(Supplied material)
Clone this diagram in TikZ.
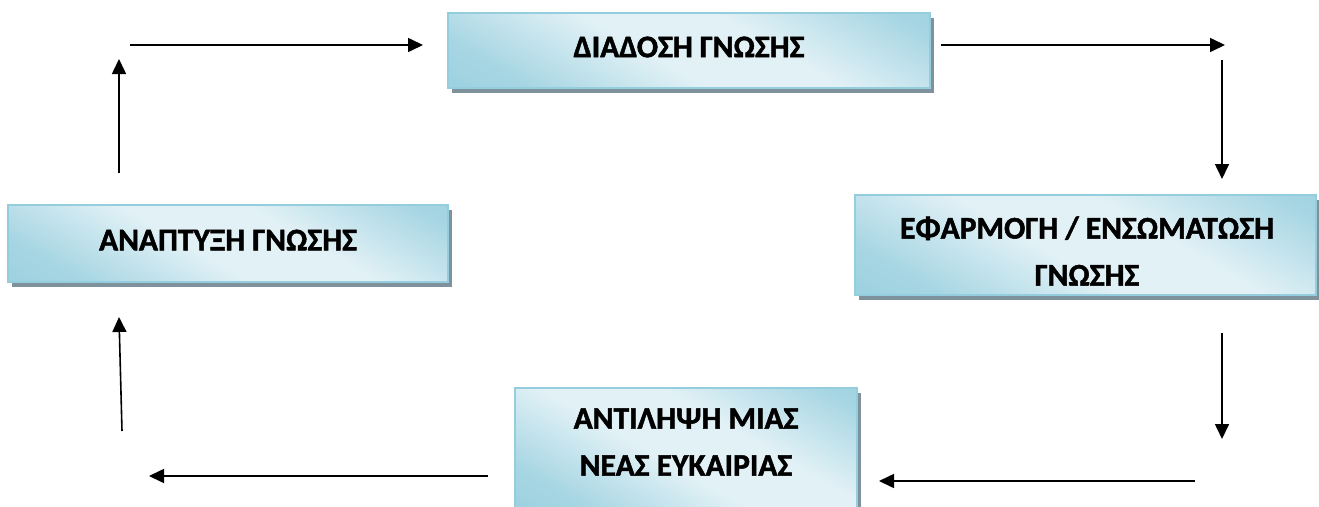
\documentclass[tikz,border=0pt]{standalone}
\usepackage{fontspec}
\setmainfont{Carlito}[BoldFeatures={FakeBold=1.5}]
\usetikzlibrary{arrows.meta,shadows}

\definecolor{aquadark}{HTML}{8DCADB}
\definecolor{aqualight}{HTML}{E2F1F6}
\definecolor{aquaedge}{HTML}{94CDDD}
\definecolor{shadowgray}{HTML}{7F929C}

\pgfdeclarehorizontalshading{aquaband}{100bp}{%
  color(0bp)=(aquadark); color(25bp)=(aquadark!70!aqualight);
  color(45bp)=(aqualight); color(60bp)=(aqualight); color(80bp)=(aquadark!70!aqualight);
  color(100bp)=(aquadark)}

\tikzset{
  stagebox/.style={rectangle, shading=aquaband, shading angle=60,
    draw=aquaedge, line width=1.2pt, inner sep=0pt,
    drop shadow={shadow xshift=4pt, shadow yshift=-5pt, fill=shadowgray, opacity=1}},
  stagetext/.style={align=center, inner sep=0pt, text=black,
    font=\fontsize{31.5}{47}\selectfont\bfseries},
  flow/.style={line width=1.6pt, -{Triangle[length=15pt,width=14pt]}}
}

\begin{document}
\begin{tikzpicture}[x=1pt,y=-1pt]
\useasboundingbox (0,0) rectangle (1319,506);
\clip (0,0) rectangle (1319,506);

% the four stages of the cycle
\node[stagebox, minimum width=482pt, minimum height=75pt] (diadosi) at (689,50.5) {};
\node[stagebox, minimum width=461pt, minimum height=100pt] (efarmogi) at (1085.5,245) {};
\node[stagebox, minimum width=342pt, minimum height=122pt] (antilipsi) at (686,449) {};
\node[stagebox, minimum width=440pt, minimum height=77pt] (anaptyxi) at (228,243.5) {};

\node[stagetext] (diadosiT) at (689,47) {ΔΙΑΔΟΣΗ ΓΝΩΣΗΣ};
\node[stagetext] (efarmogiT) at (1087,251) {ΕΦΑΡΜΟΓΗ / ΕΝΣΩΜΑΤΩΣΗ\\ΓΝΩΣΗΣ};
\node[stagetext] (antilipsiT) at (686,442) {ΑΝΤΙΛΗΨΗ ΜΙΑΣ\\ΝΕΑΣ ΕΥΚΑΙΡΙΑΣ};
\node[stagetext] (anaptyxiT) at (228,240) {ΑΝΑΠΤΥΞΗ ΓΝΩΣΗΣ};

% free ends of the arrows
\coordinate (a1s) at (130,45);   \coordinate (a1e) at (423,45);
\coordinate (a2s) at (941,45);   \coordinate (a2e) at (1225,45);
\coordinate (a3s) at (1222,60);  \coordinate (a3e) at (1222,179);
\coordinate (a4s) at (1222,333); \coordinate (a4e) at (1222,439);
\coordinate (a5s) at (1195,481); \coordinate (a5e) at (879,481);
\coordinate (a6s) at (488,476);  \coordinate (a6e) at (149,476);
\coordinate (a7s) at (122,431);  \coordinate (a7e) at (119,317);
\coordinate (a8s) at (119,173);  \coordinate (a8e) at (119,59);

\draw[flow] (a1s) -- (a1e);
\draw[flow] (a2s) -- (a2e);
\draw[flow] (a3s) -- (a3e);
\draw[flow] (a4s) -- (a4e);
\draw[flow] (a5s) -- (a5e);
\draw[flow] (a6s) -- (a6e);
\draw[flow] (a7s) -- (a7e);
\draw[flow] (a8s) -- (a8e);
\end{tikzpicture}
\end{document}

(Request)
Every line of text is to be repeated exactly; pictures are left out.

(Response to the exercise)
Clone this diagram in TikZ.
\documentclass[tikz,border=0pt]{standalone}
\usepackage{fontspec}
\setmainfont{Carlito}[BoldFeatures={FakeBold=1.5}]
\usetikzlibrary{arrows.meta,shadows}

\definecolor{aquadark}{HTML}{8DCADB}
\definecolor{aqualight}{HTML}{E2F1F6}
\definecolor{aquaedge}{HTML}{94CDDD}
\definecolor{shadowgray}{HTML}{7F929C}

\pgfdeclarehorizontalshading{aquaband}{100bp}{%
  color(0bp)=(aquadark); color(25bp)=(aquadark!70!aqualight);
  color(45bp)=(aqualight); color(60bp)=(aqualight); color(80bp)=(aquadark!70!aqualight);
  color(100bp)=(aquadark)}

\tikzset{
  stagebox/.style={rectangle, shading=aquaband, shading angle=60,
    draw=aquaedge, line width=1.2pt, inner sep=0pt,
    drop shadow={shadow xshift=4pt, shadow yshift=-5pt, fill=shadowgray, opacity=1}},
  stagetext/.style={align=center, inner sep=0pt, text=black,
    font=\fontsize{31.5}{47}\selectfont\bfseries},
  flow/.style={line width=1.6pt, -{Triangle[length=15pt,width=14pt]}}
}

\begin{document}
\begin{tikzpicture}[x=1pt,y=-1pt]
\useasboundingbox (0,0) rectangle (1319,506);
\clip (0,0) rectangle (1319,506);

% the four stages of the cycle
\node[stagebox, minimum width=482pt, minimum height=75pt] (diadosi) at (689,50.5) {};
\node[stagebox, minimum width=461pt, minimum height=100pt] (efarmogi) at (1085.5,245) {};
\node[stagebox, minimum width=342pt, minimum height=122pt] (antilipsi) at (686,449) {};
\node[stagebox, minimum width=440pt, minimum height=77pt] (anaptyxi) at (228,243.5) {};

\node[stagetext] (diadosiT) at (689,47) {ΔΙΑΔΟΣΗ ΓΝΩΣΗΣ};
\node[stagetext] (efarmogiT) at (1087,251) {ΕΦΑΡΜΟΓΗ / ΕΝΣΩΜΑΤΩΣΗ\\ΓΝΩΣΗΣ};
\node[stagetext] (antilipsiT) at (686,442) {ΑΝΤΙΛΗΨΗ ΜΙΑΣ\\ΝΕΑΣ ΕΥΚΑΙΡΙΑΣ};
\node[stagetext] (anaptyxiT) at (228,240) {ΑΝΑΠΤΥΞΗ ΓΝΩΣΗΣ};

% free ends of the arrows
\coordinate (a1s) at (130,45);   \coordinate (a1e) at (423,45);
\coordinate (a2s) at (941,45);   \coordinate (a2e) at (1225,45);
\coordinate (a3s) at (1222,60);  \coordinate (a3e) at (1222,179);
\coordinate (a4s) at (1222,333); \coordinate (a4e) at (1222,439);
\coordinate (a5s) at (1195,481); \coordinate (a5e) at (879,481);
\coordinate (a6s) at (488,476);  \coordinate (a6e) at (149,476);
\coordinate (a7s) at (122,431);  \coordinate (a7e) at (119,317);
\coordinate (a8s) at (119,173);  \coordinate (a8e) at (119,59);

\draw[flow] (a1s) -- (a1e);
\draw[flow] (a2s) -- (a2e);
\draw[flow] (a3s) -- (a3e);
\draw[flow] (a4s) -- (a4e);
\draw[flow] (a5s) -- (a5e);
\draw[flow] (a6s) -- (a6e);
\draw[flow] (a7s) -- (a7e);
\draw[flow] (a8s) -- (a8e);
\end{tikzpicture}
\end{document}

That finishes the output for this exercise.